Даже с моими социальными льготами я не могу сказать, что из воспитания детей можно извлечь материальную выгоду. Льготы и пособия облегчают жизнь, но они несопоставимы с расходами, а в Израиле — тем более.
Еду в аэропорт в маршрутке, забирающей пассажиров с разных адресов. На одной из остановок ждем пассажира слишком долго. Наконец входит немолодой человек в одежде вижницкого хасида. Все, начиная с водителя и заканчивая загорелой полной женщиной, поспешили сделать ему замечание, пристыдив за лицемерие: «Какой же ты религиозный, раз заставляешь людей ждать?!» Прямо как в советском трамвае — «А еще шляпу надел!» Он отбивается: «Да вы на меня набросились только потому, что я хареди! А на тебя, водитель, я пожалуюсь в твою фирму!» Формально мужик неправ: опоздав, он задержал всех. С другой стороны, не будь он «черным», накал возмущения был бы куда слабее.
Война между харедим и всем остальным израильским обществом (состоящим из светских, традиционных, «вязаных»…) чувствуется все острее. Все жалуются на «засилие черных»: уже сейчас в обшарпанных тесных хедерах учится больше детей, чем в просторных компьютеризированных светских школах. Из-за высокой стоимости квартир в традиционно «харедных» городах ортодоксы постепенно перебираются в другие районы. Таким образом «чернеют» населенные пункты, до сих пор считавшиеся светскими.
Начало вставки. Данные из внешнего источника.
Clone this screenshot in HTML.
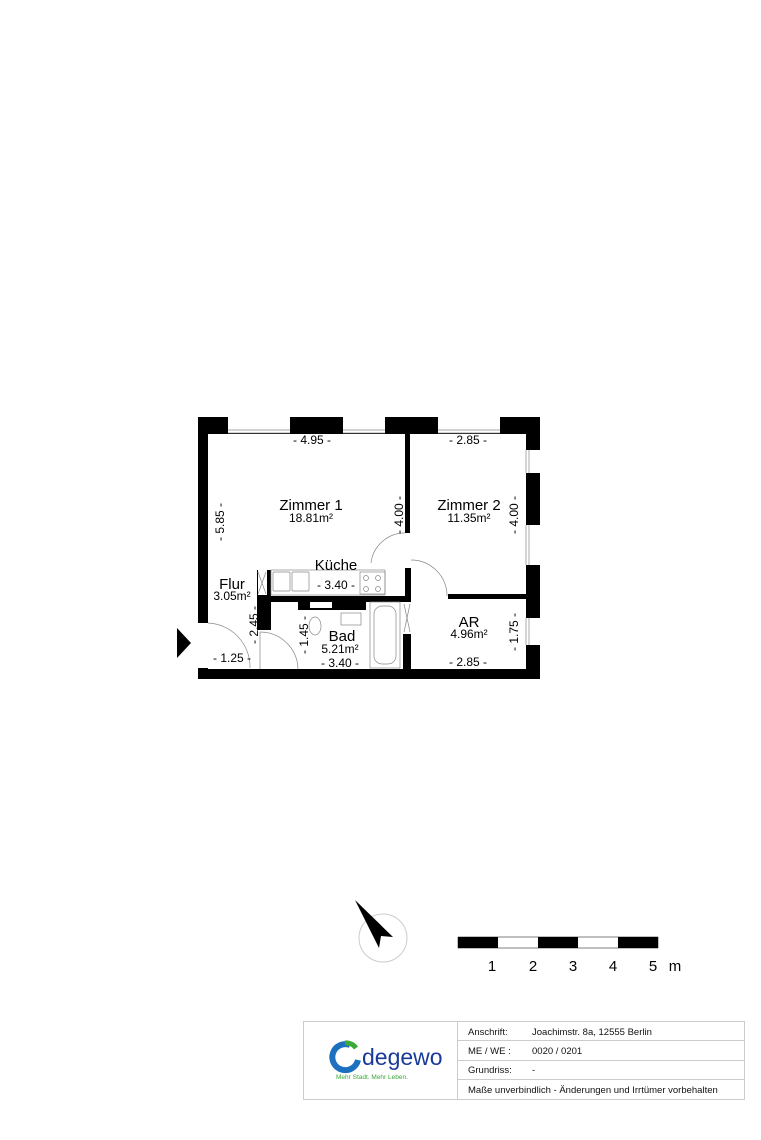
<!DOCTYPE html>
<html><head><meta charset="utf-8"><style>
body{margin:0;background:#fff;}
svg{display:block;font-family:"Liberation Sans",sans-serif;}
</style></head><body>
<svg width="761" height="1140" viewBox="0 0 761 1140" xmlns="http://www.w3.org/2000/svg">
<!-- outer walls -->
<g fill="#000">
<rect x="198" y="417" width="342" height="17"/>
<rect x="198" y="417" width="10" height="262"/>
<rect x="526" y="417" width="14" height="262"/>
<rect x="198" y="669" width="342" height="10"/>
<!-- interior -->
<rect x="405" y="433" width="5" height="100"/>
<rect x="405" y="568" width="6" height="30"/>
<rect x="403" y="598" width="8" height="72"/>
<rect x="448" y="594" width="78" height="5"/>
<rect x="258" y="596" width="147" height="6"/>
<rect x="298" y="596" width="68" height="14"/>
<rect x="257" y="570" width="14" height="60"/>
</g>
<!-- openings -->
<g fill="#fff">
<rect x="228" y="417" width="62" height="16"/>
<rect x="343" y="417" width="42" height="16"/>
<rect x="438" y="417" width="62" height="16"/>
<rect x="526" y="450" width="14" height="23"/>
<rect x="526" y="525" width="14" height="40"/>
<rect x="526" y="618" width="14" height="27"/>
<rect x="198" y="623" width="10" height="45"/>
<rect x="258" y="570" width="9" height="25"/>
<rect x="403" y="602" width="8" height="32"/>
<rect x="310" y="602" width="22" height="6"/>
</g>
<g stroke="#888" stroke-width="0.7" fill="none">
<line x1="228" y1="430" x2="290" y2="430"/><line x1="228" y1="433" x2="290" y2="433"/>
<line x1="343" y1="430" x2="385" y2="430"/><line x1="343" y1="433" x2="385" y2="433"/>
<line x1="438" y1="430" x2="500" y2="430"/><line x1="438" y1="433" x2="500" y2="433"/>
<line x1="529" y1="450" x2="529" y2="473"/><line x1="526" y1="450" x2="526" y2="473"/>
<line x1="529" y1="525" x2="529" y2="565"/><line x1="526" y1="525" x2="526" y2="565"/>
<line x1="529" y1="618" x2="529" y2="645"/><line x1="526" y1="618" x2="526" y2="645"/>
<!-- doors -->
<path d="M371 563 A34 34 0 0 1 405 533"/>
<path d="M411 560 A36 36 0 0 1 447 596"/>
<path d="M208 623 A44 44 0 0 1 250 668"/>
<path d="M260 632 A38 38 0 0 1 298 669"/>
<line x1="260" y1="632" x2="260" y2="669"/>
<line x1="258" y1="572" x2="266" y2="594"/><line x1="266" y1="572" x2="258" y2="594"/>
<line x1="404" y1="604" x2="410" y2="632"/><line x1="410" y1="604" x2="404" y2="632"/>
<!-- kitchen -->
<rect x="271" y="570" width="114" height="25"/>
<rect x="273" y="572" width="17" height="19" rx="1"/>
<rect x="292" y="572" width="17" height="19" rx="1"/>
<rect x="360" y="572" width="25" height="22"/>
<circle cx="366" cy="578" r="2.5"/><circle cx="378" cy="578" r="2.5"/>
<circle cx="366" cy="589" r="2.5"/><circle cx="378" cy="589" r="2.5"/>
<!-- bath -->
<rect x="370" y="602" width="30" height="66"/>
<rect x="374" y="606" width="22" height="58" rx="8"/>
<ellipse cx="315" cy="626" rx="6" ry="9"/>
<rect x="341" y="613" width="20" height="12"/>
</g>
<!-- entrance arrow -->
<polygon points="177,628 191,643 177,658" fill="#000"/>
<!-- labels -->
<g font-size="12" text-anchor="middle" fill="#000">
<text x="312" y="444">- 4.95 -</text>
<text x="468" y="444">- 2.85 -</text>
<text x="311" y="510" font-size="15">Zimmer 1</text>
<text x="311" y="522">18.81m²</text>
<text x="469" y="510" font-size="15">Zimmer 2</text>
<text x="469" y="522">11.35m²</text>
<text x="336" y="570" font-size="15">Küche</text>
<text x="336" y="589">- 3.40 -</text>
<text x="232" y="589" font-size="15">Flur</text>
<text x="232" y="600">3.05m²</text>
<text x="342" y="641" font-size="15">Bad</text>
<text x="340" y="653">5.21m²</text>
<text x="340" y="667">- 3.40 -</text>
<text x="469" y="627" font-size="15">AR</text>
<text x="469" y="638">4.96m²</text>
<text x="232" y="662">- 1.25 -</text>
<text x="468" y="666">- 2.85 -</text>
<text transform="translate(224,522) rotate(-90)">- 5.85 -</text>
<text transform="translate(403,515) rotate(-90)">- 4.00 -</text>
<text transform="translate(518,515) rotate(-90)">- 4.00 -</text>
<text transform="translate(258,625) rotate(-90)">- 2.45 -</text>
<text transform="translate(308,635) rotate(-90)">- 1.45 -</text>
<text transform="translate(518,632) rotate(-90)">- 1.75 -</text>
</g>
<!-- compass -->
<circle cx="383" cy="938" r="24" fill="none" stroke="#ccc" stroke-width="1"/>
<polygon points="355,900 393,937 381,936 379,948" fill="#000"/>
<!-- scale -->
<rect x="458" y="937" width="200" height="11" fill="#fff" stroke="#000" stroke-width="0.5"/>
<rect x="458" y="937" width="40" height="11" fill="#000"/>
<rect x="538" y="937" width="40" height="11" fill="#000"/>
<rect x="618" y="937" width="40" height="11" fill="#000"/>
<g font-size="15" text-anchor="middle">
<text x="492" y="971">1</text><text x="533" y="971">2</text><text x="573" y="971">3</text><text x="613" y="971">4</text><text x="653" y="971">5</text><text x="675" y="971">m</text>
</g>
<!-- table -->
<g stroke="#ccc" stroke-width="1" fill="none">
<rect x="303.5" y="1021.5" width="441" height="78"/>
<line x1="457.5" y1="1021" x2="457.5" y2="1100"/>
<line x1="457" y1="1040.5" x2="745" y2="1040.5"/>
<line x1="457" y1="1060.5" x2="745" y2="1060.5"/>
<line x1="457" y1="1079.5" x2="745" y2="1079.5"/>
</g>
<g font-size="9.5" fill="#111">
<text x="468" y="1035">Anschrift:</text><text x="532" y="1035">Joachimstr. 8a, 12555 Berlin</text>
<text x="468" y="1054">ME / WE :</text><text x="532" y="1054">0020 / 0201</text>
<text x="468" y="1073">Grundriss:</text><text x="532" y="1073">-</text>
<text x="468" y="1093">Maße unverbindlich - Änderungen und Irrtümer vorbehalten</text>
</g>
<!-- logo -->
<path d="M350 1045 A13 13 0 1 0 358 1060" fill="none" stroke="#1d6fc0" stroke-width="6"/>
<path d="M345 1043 A12 12 0 0 1 356 1048" fill="none" stroke="#3aa935" stroke-width="5"/>
<text x="362" y="1065" font-size="23" fill="#1a3a9a">degewo</text>
<text x="336" y="1079" font-size="6.5" fill="#3aa935">Mehr Stadt. Mehr Leben.</text>
</svg>
</body></html>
Под их предпочтения постепенно подстраиваются магазины, рестораны, другая инфраструктура. Когда государственная авиакомпания «Эль-Аль» попыталась совершать перелеты по субботам и еврейским праздникам, лидеры харедим объявили компании бойкот: ни один представитель ни одной из ультраортодоксальных общин самолетами «Эль-Аль» не летал — указания раввинов соблюдаются неукоснительно. В результате авиакомпании пришлось вернуться к прежнему расписанию.
Сложно сказать, какие причудливые формы может принять израильское общество в ходе этой тихой войны. Харедим все больше входят в израильскую жизнь, меняя лицо страны, но незаметно для самих себя меняются сами. Одно ясно: «противники» больше не могут делать вид, что не замечают друг друга хотя бы в силу быстро растущей численности «черных» жителей страны.